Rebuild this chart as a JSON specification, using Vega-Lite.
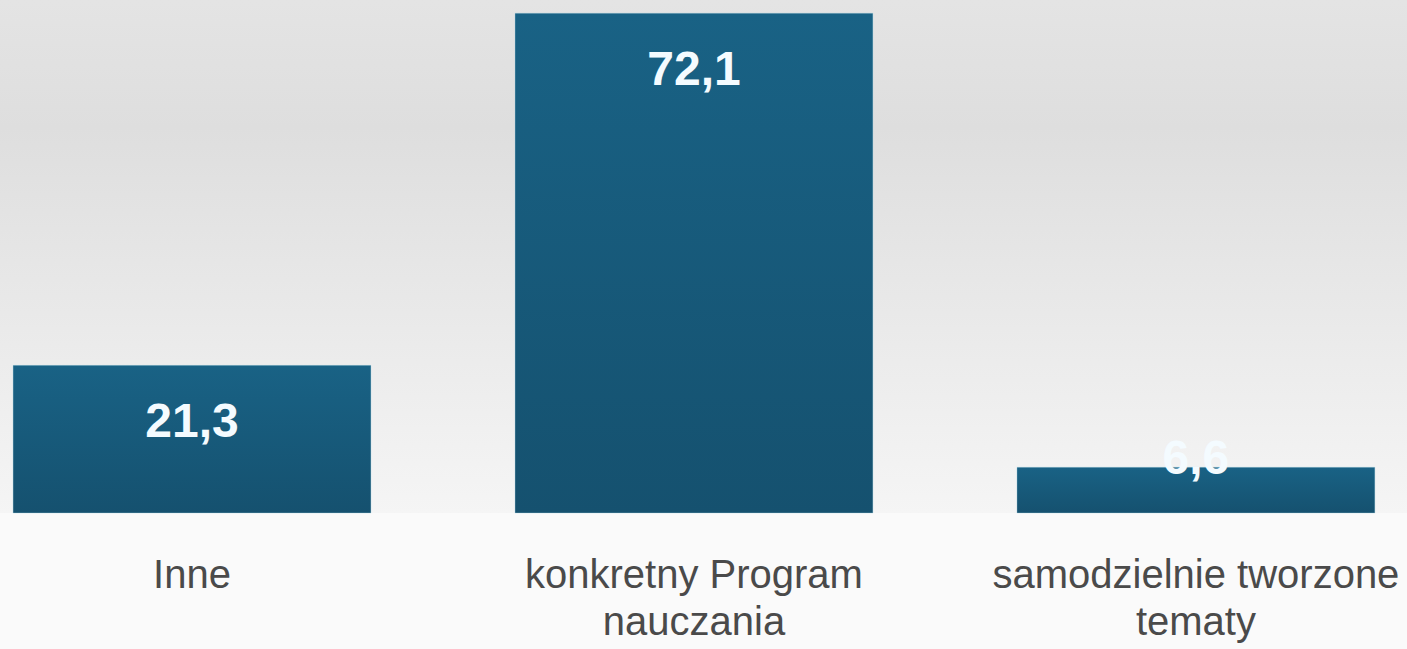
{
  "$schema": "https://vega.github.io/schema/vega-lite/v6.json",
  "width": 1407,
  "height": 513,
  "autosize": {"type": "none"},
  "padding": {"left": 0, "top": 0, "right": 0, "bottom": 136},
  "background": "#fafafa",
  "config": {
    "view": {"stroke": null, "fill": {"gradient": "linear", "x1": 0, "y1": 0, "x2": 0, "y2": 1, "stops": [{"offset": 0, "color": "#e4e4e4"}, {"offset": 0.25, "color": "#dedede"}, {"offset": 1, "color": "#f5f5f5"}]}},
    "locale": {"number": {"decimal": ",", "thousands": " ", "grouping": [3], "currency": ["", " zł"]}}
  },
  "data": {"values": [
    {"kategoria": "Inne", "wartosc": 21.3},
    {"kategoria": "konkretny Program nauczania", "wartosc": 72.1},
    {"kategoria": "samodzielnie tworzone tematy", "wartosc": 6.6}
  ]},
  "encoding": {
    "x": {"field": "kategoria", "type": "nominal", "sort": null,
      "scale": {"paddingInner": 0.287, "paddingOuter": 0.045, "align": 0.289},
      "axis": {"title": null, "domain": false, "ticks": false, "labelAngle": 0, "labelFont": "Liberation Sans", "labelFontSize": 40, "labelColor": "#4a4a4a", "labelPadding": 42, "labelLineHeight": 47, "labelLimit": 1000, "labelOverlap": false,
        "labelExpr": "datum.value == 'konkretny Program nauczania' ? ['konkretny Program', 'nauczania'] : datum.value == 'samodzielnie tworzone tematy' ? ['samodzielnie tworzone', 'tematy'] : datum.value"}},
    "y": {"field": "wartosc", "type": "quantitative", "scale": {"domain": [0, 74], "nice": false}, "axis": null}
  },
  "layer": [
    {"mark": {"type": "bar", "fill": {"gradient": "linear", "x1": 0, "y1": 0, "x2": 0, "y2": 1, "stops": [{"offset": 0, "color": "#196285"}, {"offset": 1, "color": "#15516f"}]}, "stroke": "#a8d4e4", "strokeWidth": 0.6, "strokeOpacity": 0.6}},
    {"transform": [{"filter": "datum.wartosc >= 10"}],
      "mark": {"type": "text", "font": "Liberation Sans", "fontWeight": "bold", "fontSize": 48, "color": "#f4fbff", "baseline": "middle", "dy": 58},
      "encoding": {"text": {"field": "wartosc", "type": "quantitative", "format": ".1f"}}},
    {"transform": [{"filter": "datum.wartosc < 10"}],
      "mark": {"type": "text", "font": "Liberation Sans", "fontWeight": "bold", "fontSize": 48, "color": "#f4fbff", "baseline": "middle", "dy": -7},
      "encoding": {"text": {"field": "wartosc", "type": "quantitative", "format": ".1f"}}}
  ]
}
--------------------------------------------------
Return the listing above in full and without alteration, excluding its pictures.

Rebuild this chart as a JSON specification, using Vega-Lite.
{
  "$schema": "https://vega.github.io/schema/vega-lite/v6.json",
  "width": 1407,
  "height": 513,
  "autosize": {"type": "none"},
  "padding": {"left": 0, "top": 0, "right": 0, "bottom": 136},
  "background": "#fafafa",
  "config": {
    "view": {"stroke": null, "fill": {"gradient": "linear", "x1": 0, "y1": 0, "x2": 0, "y2": 1, "stops": [{"offset": 0, "color": "#e4e4e4"}, {"offset": 0.25, "color": "#dedede"}, {"offset": 1, "color": "#f5f5f5"}]}},
    "locale": {"number": {"decimal": ",", "thousands": " ", "grouping": [3], "currency": ["", " zł"]}}
  },
  "data": {"values": [
    {"kategoria": "Inne", "wartosc": 21.3},
    {"kategoria": "konkretny Program nauczania", "wartosc": 72.1},
    {"kategoria": "samodzielnie tworzone tematy", "wartosc": 6.6}
  ]},
  "encoding": {
    "x": {"field": "kategoria", "type": "nominal", "sort": null,
      "scale": {"paddingInner": 0.287, "paddingOuter": 0.045, "align": 0.289},
      "axis": {"title": null, "domain": false, "ticks": false, "labelAngle": 0, "labelFont": "Liberation Sans", "labelFontSize": 40, "labelColor": "#4a4a4a", "labelPadding": 42, "labelLineHeight": 47, "labelLimit": 1000, "labelOverlap": false,
        "labelExpr": "datum.value == 'konkretny Program nauczania' ? ['konkretny Program', 'nauczania'] : datum.value == 'samodzielnie tworzone tematy' ? ['samodzielnie tworzone', 'tematy'] : datum.value"}},
    "y": {"field": "wartosc", "type": "quantitative", "scale": {"domain": [0, 74], "nice": false}, "axis": null}
  },
  "layer": [
    {"mark": {"type": "bar", "fill": {"gradient": "linear", "x1": 0, "y1": 0, "x2": 0, "y2": 1, "stops": [{"offset": 0, "color": "#196285"}, {"offset": 1, "color": "#15516f"}]}, "stroke": "#a8d4e4", "strokeWidth": 0.6, "strokeOpacity": 0.6}},
    {"transform": [{"filter": "datum.wartosc >= 10"}],
      "mark": {"type": "text", "font": "Liberation Sans", "fontWeight": "bold", "fontSize": 48, "color": "#f4fbff", "baseline": "middle", "dy": 58},
      "encoding": {"text": {"field": "wartosc", "type": "quantitative", "format": ".1f"}}},
    {"transform": [{"filter": "datum.wartosc < 10"}],
      "mark": {"type": "text", "font": "Liberation Sans", "fontWeight": "bold", "fontSize": 48, "color": "#f4fbff", "baseline": "middle", "dy": -7},
      "encoding": {"text": {"field": "wartosc", "type": "quantitative", "format": ".1f"}}}
  ]
}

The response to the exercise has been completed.